Most of the zoo officials I talked to acknowledged some concerns about the future–but many were also reluctant to embrace dramatic shifts like the unzoo. Indeed, some in the field have already criticized Zoo360 as outlandish, calling it a lot of hype without substantially changing the exhibit. Coe has largely turned his attention to developing international zoos in developing countries like Afghanistan, where he works pro bono and can share his vision of the future of zoos.
On the human side of the equation, one thing remains clear: people still enjoy a chance to see and get close to animals. More than 170 million people visited zoos in the U.S. in 2015, according to the AZA, up 10 million from 10 years prior.
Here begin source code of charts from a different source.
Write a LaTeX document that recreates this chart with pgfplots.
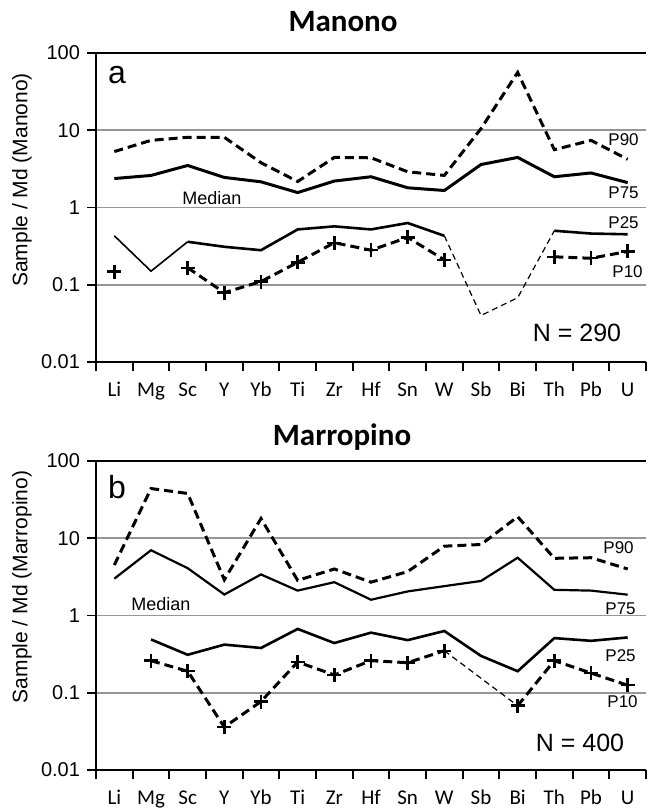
\documentclass[border=0pt]{standalone}
\usepackage{fontspec}
\setmainfont{Liberation Sans}
\newfontfamily\calibri{Carlito}
\usepackage{pgfplots}
\pgfplotsset{compat=1.18}
\definecolor{gridgray}{RGB}{150,150,150}
\pgfplotsset{
  every axis/.append style={
    scale only axis, width=275pt, height=154.5pt,
    xmin=-0.5, xmax=14.5,
    ymin=0.01, ymax=100,
    axis x line*=bottom, axis y line*=left,
    axis line style={-, line width=1pt, black},
    ytick={0.01,0.1,1,10,100}, yticklabels={0.01,0.1,1,10,100},
    yminorticks=false,
    ymajorgrids, major grid style={gridgray, line width=0.9pt},
    xtick={-0.5,0.5,...,14.5}, xticklabels={},
    extra x ticks={0,...,14},
    extra x tick labels={Li,Mg,Sc,Y,Yb,Ti,Zr,Hf,Sn,W,Sb,Bi,Th,Pb,U},
    extra x tick style={tickwidth=0pt, xticklabel style={font=\calibri\fontsize{10.5}{12}\selectfont, text height=7.4pt, text depth=2.2pt, yshift=-6.5pt}},
    tick align=outside, major tick length=4.5pt,
    tick style={black, line width=0.9pt},
    yticklabel style={font=\fontsize{10}{12}\selectfont},
    clip=false,
  },
  p90/.style={black, line width=1.5pt, dash pattern=on 4.5pt off 2.5pt},
  p75/.style={black, line width=1.5pt},
  p25/.style={black, line width=1.3pt},
  thin25/.style={black, line width=0.8pt},
  p10/.style={black, line width=1.5pt, dash pattern=on 4.5pt off 2.5pt, mark=+, mark size=3.5pt, mark options={solid, line width=1.2pt}},
  thindash/.style={black, line width=0.6pt, dash pattern=on 3pt off 2pt},
}
\begin{document}
\begin{tikzpicture}
\path[use as bounding box] (0,0) rectangle (325pt,406pt);
% ---------------- Manono
\begin{semilogyaxis}[at={(48pt,225pt)}, anchor=south west]
\addplot[p90] coordinates {(0,5.3)(1,7.4)(2,8.1)(3,8.1)(4,3.8)(5,2.17)(6,4.45)(7,4.4)(8,2.9)(9,2.6)(10,10.5)(11,56)(12,5.6)(13,7.4)(14,4.2)};
\addplot[p75] coordinates {(0,2.37)(1,2.6)(2,3.5)(3,2.45)(4,2.15)(5,1.56)(6,2.2)(7,2.5)(8,1.8)(9,1.66)(10,3.6)(11,4.45)(12,2.5)(13,2.8)(14,2.1)};
\addplot[thin25] coordinates {(0,0.43)(1,0.15)(2,0.36)};
\addplot[p25] coordinates {(2,0.36)(3,0.31)(4,0.28)(5,0.52)(6,0.57)(7,0.52)(8,0.63)(9,0.43)};
\addplot[thindash] coordinates {(9,0.43)(10,0.04)(11,0.068)(12,0.5)};
\addplot[p25] coordinates {(12,0.5)(13,0.46)(14,0.45)};
\addplot[p10, only marks] coordinates {(0,0.148)};
\addplot[p10] coordinates {(2,0.166)(3,0.079)(4,0.11)(5,0.195)(6,0.35)(7,0.28)(8,0.41)(9,0.21)};
\addplot[p10] coordinates {(12,0.23)(13,0.22)(14,0.27)};
\draw[black, line width=1pt] (rel axis cs:0,1) -- (rel axis cs:1,1);
\end{semilogyaxis}
% ---------------- Marropino
\begin{semilogyaxis}[at={(48pt,21pt)}, anchor=south west]
\addplot[p90] coordinates {(0,4.5)(1,44)(2,38)(3,2.9)(4,18)(5,2.85)(6,4.0)(7,2.7)(8,3.7)(9,7.9)(10,8.3)(11,19)(12,5.5)(13,5.6)(14,4.0)};
\addplot[p75, line width=1.1pt] coordinates {(0,3.0)(1,7.0)(2,4.1)(3,1.87)(4,3.4)(5,2.1)(6,2.7)(7,1.6)(8,2.05)(9,2.4)(10,2.8)(11,5.6)(12,2.15)(13,2.1)(14,1.86)};
\addplot[p25] coordinates {(1,0.49)(2,0.31)(3,0.42)(4,0.38)(5,0.67)(6,0.44)(7,0.6)(8,0.48)(9,0.63)(10,0.30)(11,0.19)(12,0.51)(13,0.47)(14,0.52)};
\addplot[p10] coordinates {(1,0.26)(2,0.19)(3,0.036)(4,0.077)(5,0.25)(6,0.17)(7,0.26)(8,0.245)(9,0.35)};
\addplot[thindash] coordinates {(9,0.35)(11,0.068)};
\addplot[p10] coordinates {(11,0.068)(12,0.26)(13,0.18)(14,0.125)};
\draw[black, line width=1pt] (rel axis cs:0,1) -- (rel axis cs:1,1);
\end{semilogyaxis}
% ---------------- texts
\node[font=\calibri\bfseries\fontsize{15.5}{18}\selectfont] at (171.5pt,395pt) {Manono};
\node[font=\calibri\bfseries\fontsize{15.5}{18}\selectfont] at (171pt,187.5pt) {Marropino};
\node[rotate=90, font=\fontsize{10.5}{12}\selectfont] at (11pt,316pt) {Sample / Md (Manono)};
\node[rotate=90, font=\fontsize{10.5}{12}\selectfont] at (11pt,112.5pt) {Sample / Md (Marropino)};
\node[font=\fontsize{16}{18}\selectfont] at (58.5pt,368.5pt) {a};
\node[font=\fontsize{16}{18}\selectfont] at (58.5pt,162.5pt) {b};
\node[font=\fontsize{9}{11}\selectfont] at (106pt,307pt) {Median};
\node[font=\fontsize{9}{11}\selectfont] at (80.5pt,104pt) {Median};
\node[font=\fontsize{12.5}{14}\selectfont] at (288.5pt,239.5pt) {N = 290};
\node[font=\fontsize{12.5}{14}\selectfont] at (290pt,34.5pt) {N = 400};
\begin{scope}[every node/.style={anchor=west, inner sep=0pt, font=\fontsize{8.5}{10}\selectfont}]
\node at (304pt,336pt) {P90};
\node at (304pt,309.5pt) {P75};
\node at (304pt,294.5pt) {P25};
\node at (306pt,270pt) {P10};
\node at (301.5pt,132pt) {P90};
\node at (302.5pt,101.5pt) {P75};
\node at (302.5pt,78pt) {P25};
\node at (303.5pt,55pt) {P10};
\end{scope}
\end{tikzpicture}
\end{document}
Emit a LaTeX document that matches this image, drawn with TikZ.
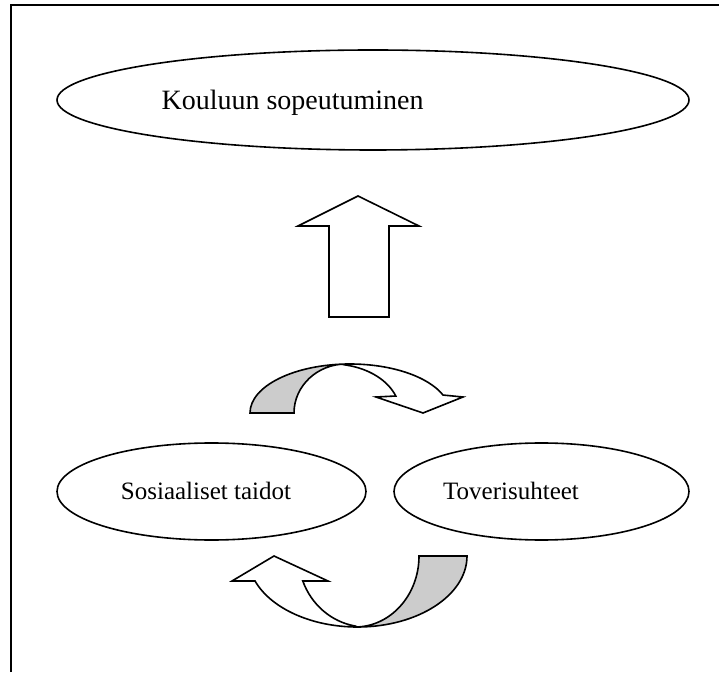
\documentclass[tikz,border=0pt]{standalone}
\usepackage{fontspec}
\setmainfont{Liberation Serif}
\begin{document}
\begin{tikzpicture}[x=1pt,y=1pt,
  outline/.style={draw,line width=1.6pt},
  blockarrow/.style={draw,line width=1.6pt,line join=miter},
  fold/.style={blockarrow,fill=black!20},
  face/.style={blockarrow,fill=white}]
\useasboundingbox (0,0) rectangle (719,672);
% frame (top and left edges)
\draw[line width=2pt] (10.5,0) -- (10.5,667) -- (719,667);

% ellipses
\draw[outline] (373,572) ellipse [x radius=316pt, y radius=50pt];
\node[anchor=base west,font=\fontsize{28}{32}\selectfont] (top) at (158,562) {Kouluun sopeutuminen};

\draw[outline] (211.5,180.5) ellipse [x radius=154.5pt, y radius=48.5pt];
\node[anchor=base,font=\fontsize{25}{28}\selectfont] (social) at (206,173) {Sosiaaliset taidot};

\draw[outline] (541.5,180.5) ellipse [x radius=147.5pt, y radius=48.5pt];
\node[anchor=base,font=\fontsize{25}{28}\selectfont] (peers) at (511,173) {Toverisuhteet};

% straight up arrow
\draw[face] (329,355) -- (329,446) -- (298,446) -- (358,476) -- (419,446) -- (389,446) -- (389,355) -- cycle;

% upper curved arrow
\draw[fold] (250,259) arc[start angle=180,end angle=90,x radius=100pt,y radius=49pt]
  -- (346,308) arc[start angle=90,end angle=180,x radius=52pt,y radius=49pt] -- cycle;
\draw[face] (350,308) arc[start angle=90,end angle=21.5,x radius=100pt,y radius=49pt]
  -- (463,275) -- (423,259) -- (376,275) -- (395.8,276)
  arc[start angle=20.3,end angle=78.1,x radius=68pt,y radius=49pt] -- cycle;

% lower curved arrow
\draw[fold] (419,116) -- (467,116) arc[start angle=0,end angle=-90,x radius=109.5pt,y radius=71pt]
  -- (355,45) arc[start angle=-90,end angle=0,x radius=64pt,y radius=71pt] -- cycle;
\draw[face] (357.5,45) arc[start angle=270,end angle=200.6,x radius=109.5pt,y radius=71pt]
  -- (232,91) -- (274,116) -- (328,91) -- (302.8,91)
  arc[start angle=200.6,end angle=260.3,x radius=68pt,y radius=71pt] -- cycle;
\end{tikzpicture}
\end{document}
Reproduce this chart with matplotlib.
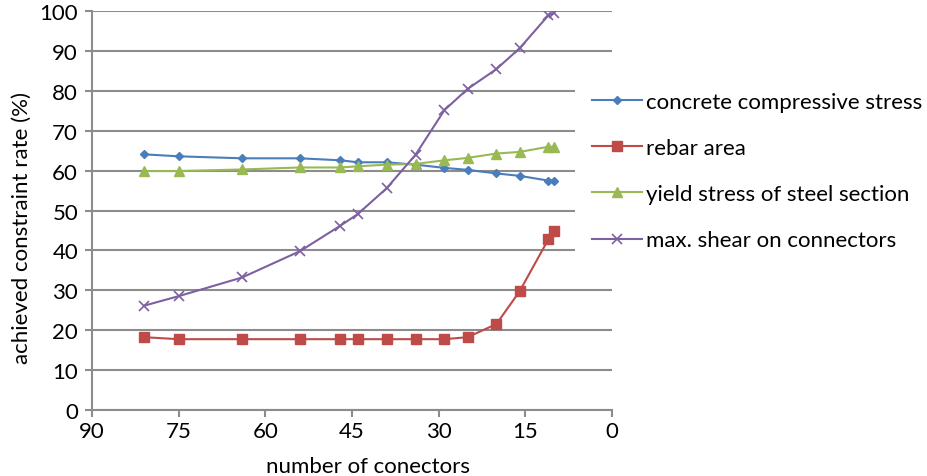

And many zoos have experienced record attendance. “The business continues to change and evolve–like any business,” says David Walsh, who founded Zoo Advisors, a zoo financial-consulting firm. But, he adds, “people are still going to zoos. And they’re going in bigger numbers than they were before.”
Still, those numbers will do little to diminish the growing outrage of animal-rights activists, and if cockroaches replace elephants in the country’s top zoos, strong attendance will undoubtedly decline. “Where are we going?” asks Towne, formerly of Seattle’s Woodland Park Zoo, repeating my question. “I guess I’m worried.”